Если бы начать записывать все, что говорил Алексей Максимович в два-три вечера, получилась бы значительная книга, волнующая и трагическая, многое объясняющая и освещающая, наперекор обычным представлениям о литературной жизни 900-х годов. Тяжелая, мрачная ткань темной эпохи расстилается в его рассказах, соединяясь отдельными нитками биографий, эпизодов и событий. На самом Горьком наслоилось столько встреч, впечатлений и воспоминаний, что его – забывая о том, что он сам писатель – хочется выпутать из пих, запомнив и записав, хотя бы по частям, хотя бы неполно, рассказываемое им.

Италия из Сорренто

Половина декабря – а в Сорренто нежный теплый свет, ветви мандаринов перевешиваются через стены тяжелыми яркими плодами. Все зелено и пестро расцвечено – не в пример итальянскому лету, когда, говорят, зелень бывает сожжена зноем, и Италия становится желтобурой. Тамошний декабрь похож на наш поздний апрель. Залив парит серебряными испарениями, Везувий курит свою трубку вдали, а вблизи лежит гора, в точности воспроизводящая своими очертаниями египетскую мумию гигантских размеров.

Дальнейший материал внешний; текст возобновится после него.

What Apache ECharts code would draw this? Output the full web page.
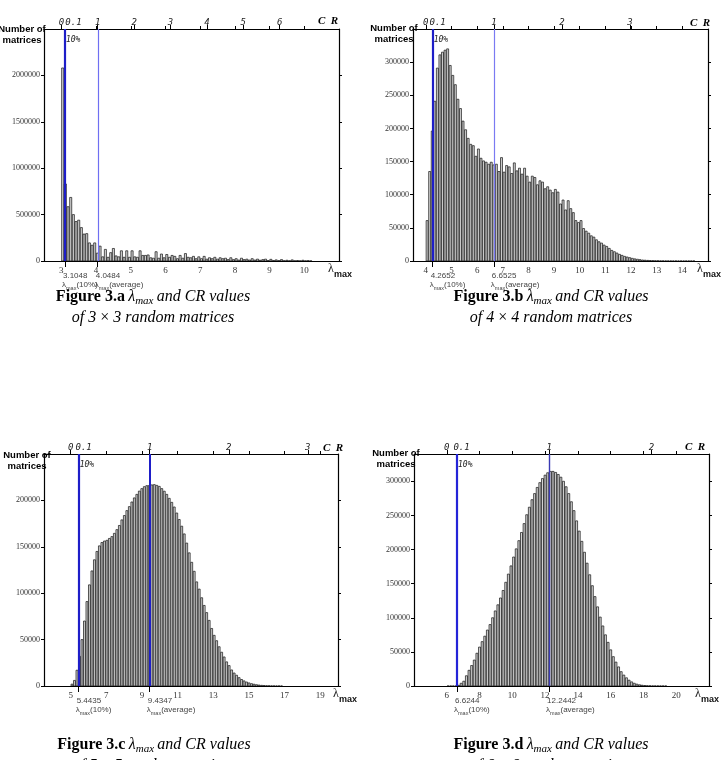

В Сорренто, – как и во всяком итальянском городе какая-нибудь знаменитость, – родился Торквато Тассо; памятник ему стоит на площади; сад при доме, где он жил, колышется пальмами; телеграфные проволоки, идущие у забора этого сада, увиты расцветшими пунцовыми розами; а в самом саду на ветке дерева, далеко выдавшейся над морским обрывом, сидит обугленный многолетним солнцем старик итальянец. Он сидит, удобно устроившись на развилке двух ветвей, опершись спиной о ствол, покачивает ногой, свешанной над стофутовым обрывом; в одной руке у него фляжка с вином, из которой он потягивает время от времени; другую руку он приложил козырьком к дремучим бровям, неотступно наблюдая за морем. Сидит он так час и два; море отсюда с вышины прозрачно, как налитая в ванну вода, – дно видимо даже и неопытным глазом. Но глаз старика – своеобразный оптический прибор, прокалывающий море насквозь верст на пять в окружности. Вот он забеспокоился, заворошился на ветке, вынул из-за пазухи огромный розовый платок и возбужденно начал размахивать им, сигнализируя едва видимым далеким рыбацким лодкам. Это заметил он вдалеке плотную массу идущей в море рыбы и дает знать товарищам о количестве и направлении ее движения. Старик сидит на ветке, ловко оплетши ее кривыми ногами; руки его мечутся в воздухе, как у махальщика-матроса; с ветвей сыплются, стряхиваемые движениями старика, розовые лепестки.